[ ./recipes/mains/yellow-perch-fish-and-chips.md ]
★ BRITISH · MAINS
Yellow Perch Fish & Chips (British-Style
Batter).
SERVES
2
TOTAL
35m
ACTIVE
25m
LVL
MEDIUM
// SUMMARY
Pub-level fish and chips batter for yellow perch—thick, craggy, audibly crunchy, pale-golden. This is not tempura; it is structural engineering. Cornflour and baking powder give lift and bite; ice-cold beer adds CO₂ and malt flavor. The batter is built to survive malt vinegar and crack when bitten. Sweet fish, brutal crunch, zero grease.
// INGREDIENTS
| 120 | g | plain flour (AP / Type 405) |
| 20 | g | cornflour (cornstarch) |
| 1 | tsp | fine salt |
| 0.5 | tsp | baking powder |
| — 180–200 ml ice-cold lager or ale (low bitterness) | ||
| — 2–3 yellow perch fillets, skin off | ||
| — Salt | ||
| — Extra plain flour for dusting | ||
| — Beef dripping (traditional) or sunflower / rapeseed oil | ||
| — Fry at 185 °C | ||
// METHOD
- 01
Season the fillets lightly with salt 10 minutes ahead. Pat bone-dry before frying.
- 02
Dust the fish generously in plain flour. Shake off excess. This gives grip and blistering.
- 03
Mix the dry ingredients in a bowl. Pour in the cold beer gradually, whisking loosely. Stop early—lumps are correct. The batter should be thick pancake consistency: it should coat your finger and not run off immediately.
- 04
Heat the oil to 185 °C. Dip each fillet fully in the batter, lift, let drip for 1 second only, then lower into the oil away from you.
- 05
Fry for 4–5 minutes, turning once, until deep golden and rigid. Lift onto a rack and salt immediately.
// NOTES
- — Batter texture: Thick pancake batter. Too thin → tempura. Too thick → bread armor.

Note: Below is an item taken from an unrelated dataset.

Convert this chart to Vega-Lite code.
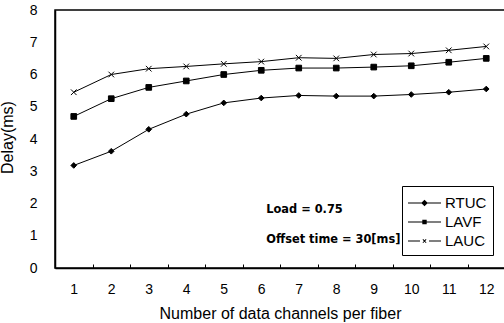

- — Why it works: Cornflour = crunch + lighter bite. Baking powder = lift and bubbles. Beer = CO₂ + malt flavor + color. High temp = craggy, dry shell.
- — Serving: Malt vinegar, thick-cut chips (double fried if serious), optional mushy peas. No lemon—that is continental heresy here.
- — This batter should sound like gravel under boots when bitten.
// VARIATIONS
- → Whole fillets: Use full fillets for a classic presentation, or cut into smaller pieces for easier frying.
- → Chips: Serve with proper thick-cut, double-fried chips for the full chippy experience.